The last lines of the movie are from then-CNN host Larry King, who asks his fictional government official guest, “How do we draw the line — draw the line between protection of national security, obviously the government’s need to obtain intelligence data, and the protection of civil liberties, particularly the sanctity of my home? You’ve got no right to come into my home!”

Or course, Larry King works for the Kremlin now.

But the point is that while it’s good that the American public has a better idea of what the federal government can do with our phone records, e-mails, social network usage, and so on, in the name of protecting us . . . is it really that plausible that our enemies had no idea that this sort of thing was going on? If you’re FSB (the Russians) or VEVAK (the Iranians) or with the foreign affairs bureau of China’s Ministry of State Security . . . wouldn’t you already be operating on the presumption that the NSA had amazing abilities in penetrating, monitoring, and eavesdropping on every last method of electronic communication?

Don’t get me wrong, Snowden violated his oath and broke the law, and ought to see the inside of a courtroom, where a judge or jury could decide whether his crimes were committed in service of a greater good. But maybe Montana Democrat Jon Tester — not one of my favorite lawmakers — is hitting the right tone here:

Sen. Jon Tester (D-MT) on Wednesday rejected the notion that Edward Snowden compromised the country’s security when he leaked details of top secret National Security Agency surveillance programs.

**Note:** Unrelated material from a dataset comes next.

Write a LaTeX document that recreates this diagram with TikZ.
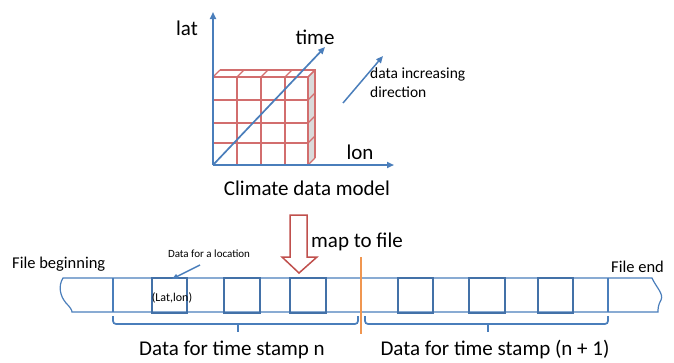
\documentclass[tikz,border=0pt]{standalone}
\usepackage{fontspec}
\setmainfont{Carlito}
\usetikzlibrary{arrows.meta, positioning}
\definecolor{axblue}{RGB}{74,126,187}
\definecolor{gridred}{RGB}{210,110,110}
\definecolor{maproute}{RGB}{192,80,77}
\definecolor{cutorange}{RGB}{240,150,80}
\definecolor{sidegray}{RGB}{218,218,218}

\begin{document}
\begin{tikzpicture}[x=1pt, y=-1pt,
  axis/.style={draw=axblue, line width=1.7pt, -{Triangle[length=7pt,width=6pt]}},
  cube/.style={draw=gridred, line width=1.2pt},
  strip/.style={draw=axblue, line width=1.2pt},
  raised/.style={draw=axblue!90!black, line width=1.4pt},
  bigtxt/.style={font=\fontsize{21}{24}\selectfont, inner sep=0pt},
  midtxt/.style={font=\fontsize{16.5}{19}\selectfont, inner sep=0pt},
  smalltxt/.style={font=\fontsize{15.5}{19}\selectfont, inner sep=0pt},
  tinytxt/.style={font=\fontsize{11}{13}\selectfont, inner sep=0pt},
  span/.style={draw=axblue, line width=1.7pt, rounded corners=3pt}]

  \useasboundingbox (0,0) rectangle (674,362);

  % climate data model
  \coordinate (origin) at (213,165);
  \coordinate (latend) at (213,12);
  \coordinate (lonend) at (394,165);
  \coordinate (timeend) at (325,47);

  \fill[sidegray] (308,77) -- (315,70) -- (315,158) -- (308,165) -- cycle;
  \foreach \x in {213,237,261,285,308} {
    \draw[cube] (\x,77) -- (\x,165);
    \draw[cube] (\x,77) -- ++(7,-7);
  }
  \foreach \y in {77,100,123,143,165} {
    \draw[cube] (213,\y) -- (308,\y);
    \draw[cube] (308,\y) -- ++(7,-7);
  }
  \draw[cube] (220,70) -- (315,70) -- (315,158);

  \draw[axis] (origin) -- (latend);
  \draw[axis] (origin) -- (lonend);
  \draw[axis] (origin) -- (timeend);

  \node[bigtxt] (lat) at (187,28) {lat};
  \node[bigtxt] (time) at (315,37) {time};
  \node[bigtxt] (lon) at (360,152) {lon};
  \node[bigtxt] (model) at (307,188) {Climate data model};

  \coordinate (dirstart) at (343,103);
  \coordinate (dirend) at (383,56);
  \draw[axis, line width=1.5pt] (dirstart) -- (dirend);
  \node[smalltxt, anchor=west, align=left] (dirtxt) at (370,83)
    {data increasing\\direction};

  % mapping arrow
  \coordinate (maptip) at (299,273);
  \draw[draw=maproute, line width=1.5pt, fill=white]
    (maptip) -- (282,257) -- (290,257) -- (290,215) -- (307,215)
    -- (307,257) -- (317,257) -- cycle;
  \node[bigtxt, anchor=west] (maptxt) at (311,242) {map to file};

  % file strip
  \draw[strip] (608,278) -- (63,278)
    .. controls (58,286) and (60,296) .. (66,303)
    .. controls (70,307) and (72,310) .. (72,312) -- (608,312);
  \draw[strip] (608,278) -- (652,278)
    .. controls (656,287) and (664,294) .. (661,300)
    .. controls (658,305) and (658,309) .. (658,312) -- (608,312);
  \foreach \x in {113,152,187,224,260,290,326,398,433,469,505,538,573,608}
    \draw[strip] (\x,278) -- (\x,312);
  \foreach \x/\w in {152/35,224/36,290/36,398/35,469/36,538/35}
    \draw[raised] (\x,278) rectangle ++(\w,35);

  \draw[cutorange, line width=1.2pt] (361,257) -- (361,334);

  \node[midtxt, anchor=west] (fbegin) at (12,264) {File beginning};
  \node[midtxt, anchor=west] (fend) at (611,267) {File end};
  \node[tinytxt, font=\fontsize{12}{14}\selectfont] (celltxt) at (172,298) {(Lat,lon)};
  \node[tinytxt] (loctxt) at (209,254) {Data for a location};
  \coordinate (locpoint) at (172,279);
  \draw[draw=axblue, line width=1.4pt, -{Triangle[length=6pt,width=5pt]}]
    (200,265) -- (locpoint);

  % time stamps
  \coordinate (nleft) at (113,316);
  \coordinate (nright) at (358,316);
  \coordinate (nmid) at (238,324);
  \coordinate (mleft) at (365,316);
  \coordinate (mright) at (608,316);
  \coordinate (mmid) at (488,324);
  \draw[span] (nleft) |- (nmid) -| (nright);
  \draw[span] (mleft) |- (mmid) -| (mright);
  \draw[axblue, line width=1.7pt] (nmid) -- ++(0,8);
  \draw[axblue, line width=1.7pt] (mmid) -- ++(0,8);
  \node[bigtxt] (stampn) at (232,350) {Data for time stamp n};
  \node[bigtxt] (stampm) at (495,350) {Data for time stamp (n + 1)};
\end{tikzpicture}
\end{document}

Appearing on MSNBC, the Montana Democrat also said he disagreed with Rep. Peter King (R-NY), who argued that journalists who report on intelligence leaks should be punished.Tester said Snowden “probably shouldn’t have done what he did” but doubted that the disclosures undermined national security. In fact, Tester said he found the recent revelations — reported on by both The Guardian and The Washington Post — to be helpful.

“The information that they wrote about was just the fact that NSA was doing broad sweeps of foreign and domestic phone records, metadata. First of all, Snowden probably shouldn’t have done what he did. But the fact of the matter is I don’t see how that compromises the security of this country whatsoever,” Tester said. “And quite frankly, it helps people like me become aware of a situation that I wasn’t aware of before because I don’t sit on that Intelligence Committee.”

Oh, by the way, President Obama’s defense of these programs last Friday asserted, “Now, the programs that have been discussed over the last couple of days in the press are secret in the sense that they’re classified, but they’re not secret in the sense that, when it comes to telephone calls, every member of Congress has been briefed on this program.”